The USD/JPY pair broke higher during the course of the session on Monday, clearing the 118 handle finally. Because of this, I feel that the market is going to head towards the 120 level, which of course is resistance above. It does not mean that the market is going to have an easy time of it just simply that we are going to continue to consolidate as we have before. With that being the case, I believe that buying short-term pullbacks might be the way going forward as the US dollar is without a doubt stronger than the Japanese yen overall.
I believe that the market will eventually break out to the upside, but we could have a bit of a fight on our hands as the market tries to build up enough positive momentum.

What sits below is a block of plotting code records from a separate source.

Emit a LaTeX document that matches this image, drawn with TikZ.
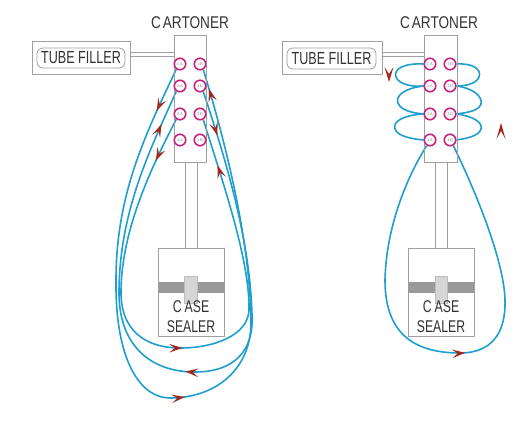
\documentclass[tikz,border=0pt]{standalone}
\usepackage{fontspec}
\newfontfamily\narrowsf[FakeStretch=0.72]{Liberation Sans}
\newfontfamily\cartsf[FakeStretch=0.8]{Liberation Sans}
\usetikzlibrary{arrows.meta,decorations.markings,backgrounds}
\definecolor{loopblue}{HTML}{1E9FCF}
\definecolor{portmag}{HTML}{C8237A}
\definecolor{arrowred}{HTML}{A0281E}
\definecolor{boxgray}{HTML}{A0A0A0}
\definecolor{bandgray}{HTML}{9A9A9A}
\definecolor{tabgray}{HTML}{D6D6D6}
\definecolor{textgray}{HTML}{333333}
\newcommand\fwdtip{\arrow{Stealth[length=13pt,width=8.5pt,inset=5.5pt,color=arrowred]}}
\newcommand\revtip{\arrowreversed{Stealth[length=13pt,width=8.5pt,inset=5.5pt,color=arrowred]}}
\begin{document}
\begin{tikzpicture}[x=1pt,y=-1pt,
  box/.style={draw=boxgray, line width=0.8pt, inner sep=0pt},
  port/.style={circle, draw=portmag, line width=1.6pt, fill=white, minimum size=11.5pt, inner sep=0pt, font=\fontsize{4}{4}\selectfont, text=gray},
  flow/.style={draw=loopblue, line width=1.6pt},
  label/.style={text=textgray, inner sep=0pt},
  tab/.style={fill=tabgray, draw=boxgray!70, line width=0.5pt}
]
\useasboundingbox (0,0) rectangle (518,422);

% ---------------- LEFT DIAGRAM ----------------
\node[label, anchor=base, font=\cartsf\fontsize{17}{17}\selectfont] (cartLt) at (190,29) {C\kern2pt ARTONER};
\node[box, minimum width=98pt, minimum height=33pt] (tfL) at (81,57.5) {};
\node[box, rounded corners=6pt, minimum width=88pt, minimum height=20pt, text=textgray, font=\narrowsf\fontsize{17.5}{17.5}\selectfont] (tfLin) at (81,58) {TUBE FILLER};
\node[box, minimum width=32pt, minimum height=127pt] (cartL) at (190.5,98.5) {};
\draw[box] ([yshift=5.5pt]tfL.east) -- ([yshift=5.5pt]tfL.east -| cartL.west);
\draw[box] ([yshift=1pt]tfL.east) -- ([yshift=1pt]tfL.east -| cartL.west);

\node[box, minimum width=66pt, minimum height=88pt] (sealL) at (191,292) {};
\draw[box] ([xshift=-6pt]sealL.north) -- ([xshift=-6pt]sealL.north |- cartL.south);
\draw[box] ([xshift=6pt]sealL.north) -- ([xshift=6pt]sealL.north |- cartL.south);
\fill[bandgray] (158,282) rectangle (224,293);
\draw[tab] (184.5,276) rectangle (197,303);
\node[label, anchor=base, font=\narrowsf\fontsize{17}{17}\selectfont] (caseL) at (191,312.5) {C\kern3pt ASE};
\node[label, anchor=base, font=\narrowsf\fontsize{17}{17}\selectfont] (sealerL) at (191,332) {SEALER};

\foreach \r/\yy in {1/64,2/86,3/114,4/140}{
  \node[port] (lA\r) at (180,\yy) {\r A};
  \node[port] (lB\r) at (200,\yy) {\r B};
}

\begin{pgfonlayer}{background}
\draw[flow, postaction={decorate, decoration={markings,
   mark=at position 46pt with {\fwdtip},
   mark=at position 378pt with {\fwdtip},
   mark=at position -20pt with {\fwdtip}}}]
  (lA1.235) .. controls (145,135) and (116,195) .. (116,280)
  .. controls (115,360) and (140,398) .. (170,398)
  .. controls (215,398) and (252,370) .. (251,320)
  .. controls (250,250) and (231,160) .. (lB1.-60);
\draw[flow, postaction={decorate, decoration={markings,
   mark=at position 36pt with {\revtip},
   mark=at position 326pt with {\revtip},
   mark=at position -46pt with {\revtip}}}]
  (lA2.235) .. controls (150,150) and (120,210) .. (119,290)
  .. controls (118,345) and (150,372) .. (195,372)
  .. controls (235,372) and (254,350) .. (252,315)
  .. controls (250,240) and (226,160) .. (lB2.-60);
\draw[flow, postaction={decorate, decoration={markings,
   mark=at position 46pt with {\fwdtip},
   mark=at position 278pt with {\fwdtip},
   mark=at position -48pt with {\fwdtip}}}]
  (lA3.235) .. controls (150,170) and (122,230) .. (121,290)
  .. controls (120,330) and (145,348) .. (180,348)
  .. controls (215,348) and (248,335) .. (249,310)
  .. controls (250,260) and (222,180) .. (lB3.-60);
\end{pgfonlayer}

% ---------------- RIGHT DIAGRAM ----------------
\node[label, anchor=base, font=\cartsf\fontsize{17}{17}\selectfont] (cartRt) at (439,29) {C\kern2pt ARTONER};
\node[box, minimum width=100pt, minimum height=33pt] (tfR) at (332,57.5) {};
\node[box, rounded corners=6pt, minimum width=89pt, minimum height=21pt, text=textgray, font=\narrowsf\fontsize{17.5}{17.5}\selectfont] (tfRin) at (331.5,58.5) {TUBE FILLER};
\node[box, minimum width=33pt, minimum height=127pt] (cartR) at (440.5,98.5) {};
\draw[box] ([yshift=5.5pt]tfR.east) -- ([yshift=5.5pt]tfR.east -| cartR.west);
\draw[box] ([yshift=1pt]tfR.east) -- ([yshift=1pt]tfR.east -| cartR.west);

\node[box, minimum width=66pt, minimum height=88pt] (sealR) at (441,292) {};
\draw[box] ([xshift=-6pt]sealR.north) -- ([xshift=-6pt]sealR.north |- cartR.south);
\draw[box] ([xshift=6pt]sealR.north) -- ([xshift=6pt]sealR.north |- cartR.south);
\fill[bandgray] (408,282) rectangle (474,293);
\draw[tab] (435,276) rectangle (447,303);
\node[label, anchor=base, font=\narrowsf\fontsize{17}{17}\selectfont] (caseR) at (441,312.5) {C\kern3pt ASE};
\node[label, anchor=base, font=\narrowsf\fontsize{17}{17}\selectfont] (sealerR) at (441,332) {SEALER};

\foreach \r/\yy in {1/64,2/86,3/114,4/140}{
  \node[port] (rA\r) at (430,\yy) {\r A};
  \node[port] (rB\r) at (450,\yy) {\r B};
}

\begin{pgfonlayer}{background}
\draw[flow] (rA1.west) .. controls (404,63) and (393,69) .. (396,77) .. controls (399,85) and (414,87) .. (rA2.west);
\draw[flow] (rA2.west) .. controls (406,88) and (395,95) .. (398,103) .. controls (401,111) and (414,113) .. (rA3.west);
\draw[flow] (rA3.west) .. controls (405,115) and (392,121) .. (395,129) .. controls (398,137) and (414,139) .. (rA4.west);
\draw[flow] (rB1.east) .. controls (472,63) and (482,69) .. (479,77) .. controls (476,85) and (462,86) .. (rB2.east);
\draw[flow] (rB2.east) .. controls (472,88) and (483,96) .. (481,104) .. controls (479,112) and (462,113) .. (rB3.east);
\draw[flow] (rB3.east) .. controls (472,116) and (483,122) .. (481,129) .. controls (479,137) and (462,139) .. (rB4.east);
\draw[flow, postaction={decorate, decoration={markings,
   mark=at position 268pt with {\fwdtip}}}]
  (rA4.240) .. controls (405,180) and (386,230) .. (385,280)
  .. controls (385,330) and (410,353) .. (460,353)
  .. controls (490,353) and (506,335) .. (505,300)
  .. controls (504,260) and (475,190) .. (rB4.-60);
\end{pgfonlayer}

% free-standing direction arrows
\fill[arrowred] (389,82) -- (384.5,67) -- (389,74) -- (393.5,67) -- cycle;
\fill[arrowred] (501,123) -- (496.5,139) -- (501,131) -- (505.5,139) -- cycle;
\end{tikzpicture}
\end{document}
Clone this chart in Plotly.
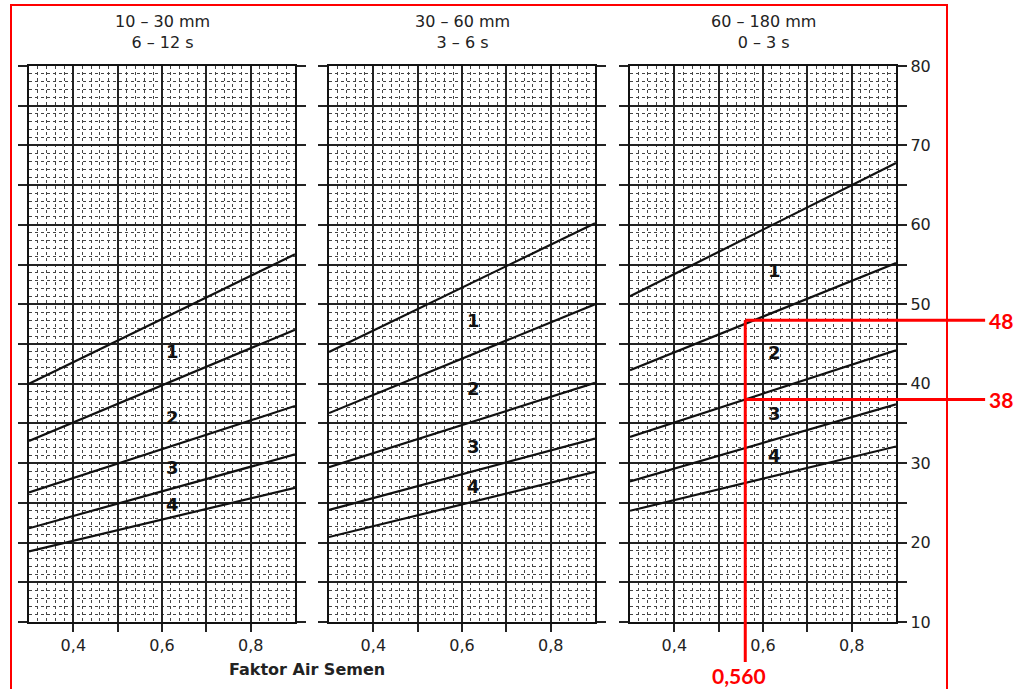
import plotly.graph_objects as go

# ---------------- data ----------------
x_range = [0.3, 0.9]
y_range = [10, 80]
wc_ends = [0.3, 0.9]

panel_titles = ["10 – 30 mm<br>6 – 12 s", "30 – 60 mm<br>3 – 6 s", "60 – 180 mm<br>0 – 3 s"]

p1_start = [40.0, 32.8, 26.3, 21.8, 18.9]
p1_end = [56.3, 46.8, 37.2, 31.1, 26.9]
p2_start = [44.0, 36.3, 29.5, 24.1, 20.7]
p2_end = [60.2, 50.0, 40.1, 33.1, 28.9]
p3_start = [51.0, 41.7, 33.3, 27.7, 24.0]
p3_end = [67.8, 55.2, 44.2, 37.4, 32.1]

zone_labels = ["1", "2", "3", "4"]
zone_label_x = [0.605, 0.606, 0.607]
p1_label_y = [44.1, 35.7, 29.5, 24.8]
p2_label_y = [48.0, 39.4, 32.1, 27.0]
p3_label_y = [54.3, 43.9, 36.3, 30.9]

x_tick_vals = [0.4, 0.5, 0.6, 0.7, 0.8]
x_tick_text = ["0,4", "", "0,6", "", "0,8"]
y_tick_vals = [10, 15, 20, 25, 30, 35, 40, 45, 50, 55, 60, 65, 70, 75, 80]
y_tick_text = ["10", "", "20", "", "30", "", "40", "", "50", "", "60", "", "70", "", "80"]

example_wc = 0.56
example_hi = 48
example_lo = 38
example_labels = ["48", "38", "0,560"]

x_axis_title = "Faktor Air Semen"

# ---------------- layout geometry ----------------
W, H = 1026, 689
x_domains = [[29 / W, 295 / W], [329 / W, 595 / W], [630 / W, 896 / W]]
y_domain = [1 - 622 / H, 1 - 66 / H]

starts = [p1_start, p2_start, p3_start]
ends = [p1_end, p2_end, p3_end]
label_ys = [p1_label_y, p2_label_y, p3_label_y]

FONT = "DejaVu Sans, Liberation Sans, Arial, sans-serif"
RFONT = "Lato, Liberation Sans, sans-serif"
fig = go.Figure()
annotations = []
shapes = []

for i in range(3):
    sfx = "" if i == 0 else str(i + 1)
    for s, e in zip(starts[i], ends[i]):
        fig.add_trace(go.Scatter(
            x=wc_ends, y=[s, e], mode="lines",
            line=dict(color="#111111", width=2.2),
            xaxis="x" + sfx, yaxis="y" + sfx,
            showlegend=False, hoverinfo="skip"))
    for lab, ly in zip(zone_labels, label_ys[i]):
        annotations.append(dict(
            x=zone_label_x[i], y=ly, xref="x" + sfx, yref="y" + sfx,
            text="<b>" + lab + "</b>", showarrow=False, xanchor="left",
            font=dict(family=FONT, size=18, color="#111111")))
    annotations.append(dict(
        x=(x_domains[i][0] + x_domains[i][1]) / 2, y=1 - 32 / H,
        xref="paper", yref="paper", text=panel_titles[i], showarrow=False,
        font=dict(family=FONT, size=16, color="#222222"),
        xanchor="center", yanchor="middle"))

    xa = dict(
        domain=x_domains[i], range=x_range, anchor="y" + sfx, automargin=False,
        tickmode="array", tickvals=x_tick_vals, ticktext=x_tick_text,
        ticks="outside", ticklen=8, tickwidth=1.6, tickcolor="#222222",
        showline=True, linewidth=2.4, linecolor="#111111", mirror=True,
        showgrid=True, gridcolor="#222222", gridwidth=1.5, zeroline=False,
        tickfont=dict(family=FONT, size=16, color="#222222"),
        minor=dict(tickmode="linear", tick0=0.3, dtick=0.02, showgrid=True,
                   gridcolor="#444444", gridwidth=1, griddash="dot", ticks=""),
        fixedrange=True)
    ya = dict(
        domain=y_domain, range=y_range, anchor="x" + sfx, automargin=False,
        tickmode="array", tickvals=y_tick_vals, ticktext=y_tick_text,
        ticks="outside", ticklen=9, tickwidth=1.6, tickcolor="#222222",
        showline=True, linewidth=2.4, linecolor="#111111", mirror="ticks",
        showgrid=True, gridcolor="#222222", gridwidth=1.5, zeroline=False,
        showticklabels=(i == 2), side="right" if i == 2 else "left",
        tickfont=dict(family=FONT, size=16, color="#222222"),
        minor=dict(tickmode="linear", tick0=10, dtick=1, showgrid=True,
                   gridcolor="#444444", gridwidth=1, griddash="dot", ticks=""),
        fixedrange=True)
    fig.update_layout({"xaxis" + sfx: xa, "yaxis" + sfx: ya})

# x-axis title
annotations.append(dict(
    x=307 / W, y=1 - 669 / H, xref="paper", yref="paper",
    text="<b>" + x_axis_title + "</b>", showarrow=False,
    font=dict(family=FONT, size=16, color="#222222"),
    xanchor="center", yanchor="middle"))

# red frame
shapes.append(dict(type="rect", xref="paper", yref="paper",
                   x0=11 / W, x1=947 / W, y0=-0.05, y1=1 - 5 / H,
                   line=dict(color="#ff0000", width=2), layer="above"))


# red reading lines on panel 3 (domain-relative coordinates derived from data)
def fx(v):
    return (v - x_range[0]) / (x_range[1] - x_range[0])


def fy(v):
    return (v - y_range[0]) / (y_range[1] - y_range[0])


RED = "#ff0000"
x_right = 1.335
shapes.append(dict(type="line", xref="x3 domain", yref="y3 domain",
                   x0=fx(example_wc), x1=fx(example_wc), y0=fy(example_hi), y1=-0.072,
                   line=dict(color=RED, width=3), layer="above"))
for v in [example_hi, example_lo]:
    shapes.append(dict(type="line", xref="x3 domain", yref="y3 domain",
                       x0=fx(example_wc), x1=x_right, y0=fy(v), y1=fy(v),
                       line=dict(color=RED, width=3), layer="above"))
for v, lab in zip([example_hi, example_lo], example_labels[:2]):
    annotations.append(dict(x=1.395, y=fy(v), xref="x3 domain", yref="y3 domain",
                            text="<b>" + lab + "</b>", showarrow=False,
                            font=dict(family=RFONT, size=21, color=RED),
                            xanchor="center", yanchor="middle"))
annotations.append(dict(x=fx(example_wc) - 0.022, y=-0.097, xref="x3 domain", yref="y3 domain",
                        text="<b>" + example_labels[2] + "</b>", showarrow=False,
                        font=dict(family=RFONT, size=21, color=RED),
                        xanchor="center", yanchor="middle"))

fig.update_layout(
    width=W, height=H, margin=dict(l=0, r=0, t=0, b=0),
    paper_bgcolor="white", plot_bgcolor="white",
    annotations=annotations, shapes=shapes, showlegend=False)

fig.write_html("out.html", config={"displayModeBar": False},
               post_script="document.body.style.margin='0';document.body.style.overflow='hidden';")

Ultimately though, I do believe that we probably head to the 125 level over the next couple of months as the US dollar is the strongest currency in the Forex markets right now, just as the Japanese yen is one of the weakest.
Central banks
Central banks continue to flaunt monetary policies, with the Japanese being one of the easiest monetary policies out there. The US on the other hand has to away from quantitative easing, so it makes perfect sense of this market should continue to go higher. That being said though, and does it mean that it’s not going to be an easy ride higher, and I believe that there will be plenty of volatility. It appears that we are simply taking a bit of a breather after a massive move higher, that we had seen occur over the majority of the year.
I have no scenario in which a willing to sell this market as I believe the 115 level will continue to be the floor in the market, and even if we broke below there I think that we would have plenty of support all the way down to the 110 level. Ultimately, this is a “buy on the dips” type of marketplace.